I know this is a predictable remark, but I miss the good old days. The Apple II was so simple and understandable that I was able to write a program that played two musical notes at once (I called it the "Electric Duet"), in tune, and a fairly tolerable sound, even though the speaker was driven by a TTL output (meaning no analog level control).
If the Apple II had had interrupts, my program would have stopped working. I know this because an Apple II successor supported a mouse, the mouse required an interrupt, and it ruined the performance of my program.
Oh, I almost forgot -- Tom Clancy wrote "The Hunt for Red October" on Apple Writer.
That program inspired me to (cough) take it apart and understand how something so cool could come out of the Apple II's speaker. That exercise taught me 6502 opcodes and I've been working in embedded systems ever since.
Looking back, I realize I must have spent two weeks just writing the Electric Duet player, because the time through the player loop had to be constant. The loop read through the notes to be played, synthesized them, and changed their duty cycle, but had to use the exact same number of machine cycles regardless of what it did, so the music stayed in tune.
Near the end of the project, I had two problems: the music was slightly off-pitch -- middle A wasn't exactly 440 Hz -- and the number of machine cycles wasn't quite constant (it varied between 40 and 41 cycles depending on which branches the code took).
Finally I realized I could insert a single NOP (no-operation) instruction at a critical location. The NOP forced the number of cycles to be a constant, regardless of the path through the loop, and I then realized that it also slightly changed the output frequency to be tuned exactly right.
Horribly off topic, but what is the current status of the Electric Duet player routine? I read somewhere that you had placed it in the public domain in the 90s, but I can't find any confirmation of that.
I didn't really "place" it in the public domain, I just let nature take its course. The inevitable result is that there are now only versions of the program online in which my name and copyright notice have been removed:
I searched for the original program online, but couldn't find it -- only the pirated version. By "pirated" I mean someone has removed my copyright notice and offered the program as their own, successfully replacing the original in all online archives.
Yeah, the Apple II era seems to have been particularly destructive with removing copyright notices in favor of "crack screens" and other drivel. Bleah.
More recently, I've been working on my own Apple II game (really). I'd like to release it fully open source, which makes it particularly challenging to use third-party libraries since open source wasn't really a "thing" when they were written. Some of them (notably old Beagle Bros. disks) have since been explicitly placed in the public domain.
So... I would very much like to have some Electric-Duet-based music and sound effects in my upcoming open source Apple II game. (Yes, I just typed that.) Would you be willing to relicense your amazing player routine under an open source license, or to place it in the public domain? I would, of course, give you full copyright attribution in the scrolling credits screen or wherever you'd like.
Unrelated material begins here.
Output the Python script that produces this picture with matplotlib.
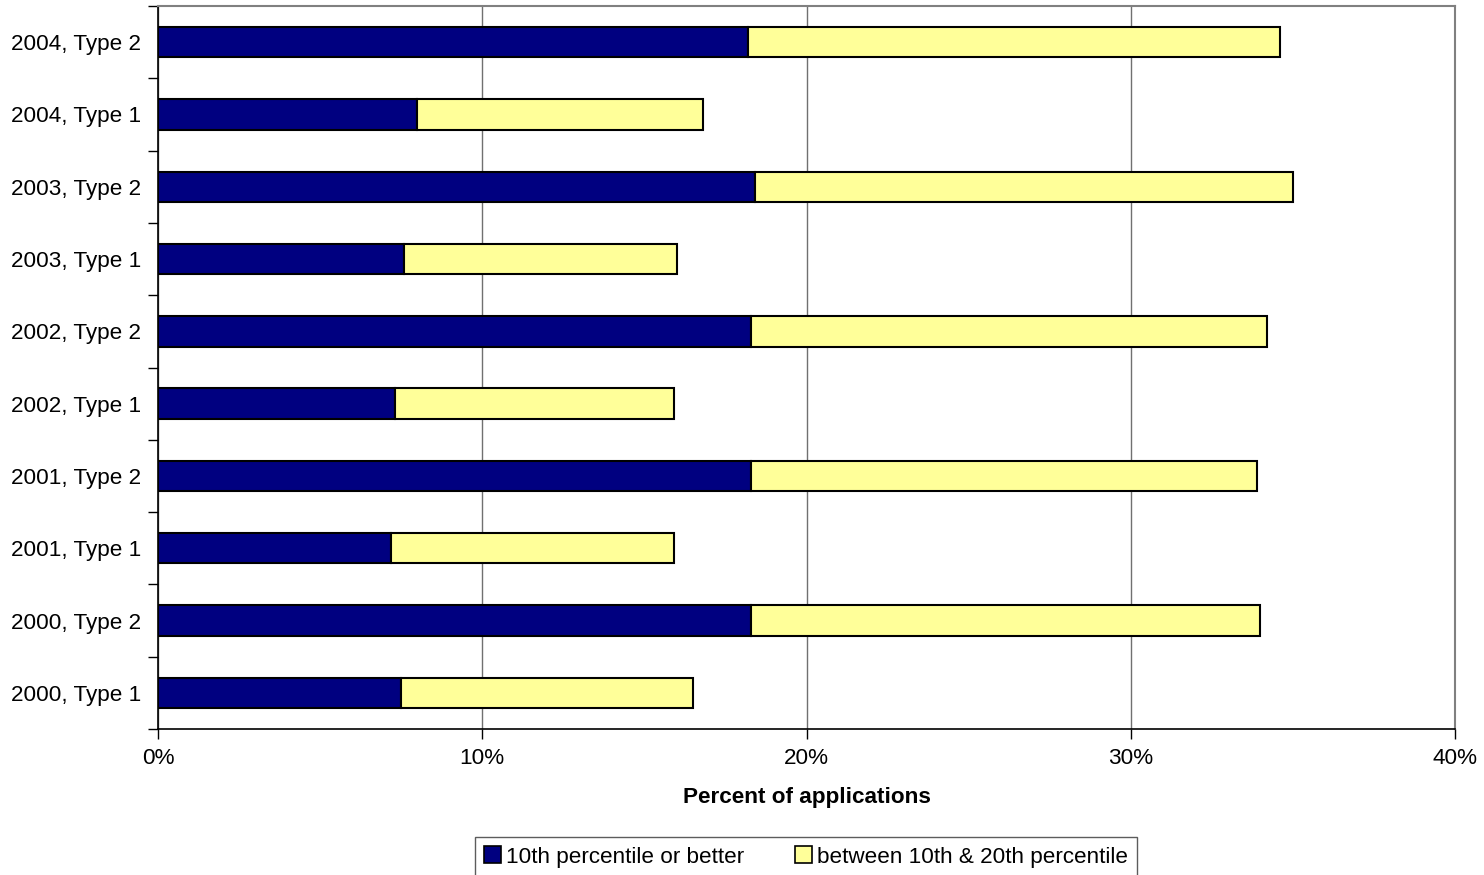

The original was copy-protected, I believe, which means it cannot be archived in the standard .dsk format (there are some more complicated formats that represent a disk at a lower level, but they are not very well supported by emulators). In a few decades, the only surviving copies of many 80s software programs will be the ones that were cracked and distributed widely. In this way, crackers and pirates acted as inadvertent archivists.
For what it's worth, the pirated version I had (back in the old days) had your name on it (plus a crack group's name and probably BBS phone number). I remember thinking "Hey, that's the Apple Writer guy, what else did he write?" and that's how I found GraFORTH. Bought Leo Brodie's book and had a blast learning the language, then actually implementing small Forth-like languages for the fun of it. There was a Byte book, "Threaded Interpretive Languages" that gave me several epiphanies about programming in general and language design in particular.
I used Apple Writer for years, until eventually my typing speed increased so much that the program couldn't keep up with me anymore when typing long paragraphs (the word wrap algorithm, that was run after each character, apparently took time proportional to the length of the current paragraph, with a big enough constant that my 1 MHz Apple II started dropping keystrokes regularly despite the program having a 32-character buffer). I eventually resorted to disabling word-wrap while typing, and re-enabling it prior to printing (Control-Z, I think it was). Later, I bought a Zip Chip that increased the computer speed to about 3.5 MHz, and the problem disappeared.
I wasn't using Apple Writer by then, because I had discovered
another word processor, a weird, Rube Goldberg contraption called Gutenberg Sr. that used double-high-resolution graphics at a time when few programs did, and had a more powerful markup language (troff-inspired, I found out later), could two two-column printing and had some page layout capabilities, and had great support for printer-downloadable fonts, including user-defined ones. The interface was atrocious but the software itself was powerful.
I've had similar situations, but never as victorious as that. That's awesome. Thanks for sharing that story....(now I want to get that code back somehow and look for that NOP)
1. I wrote most of my high school reports on it.
2. I once wrote a set of WPL programs to automate the generation of multiple-choice tests, and sold it for $50 to my uncle who was a physics teacher.
3. Apple Writer was the second program I disassembled from beginning to end (the first was Locksmith Fast Disk Copy), learning a lot in the process.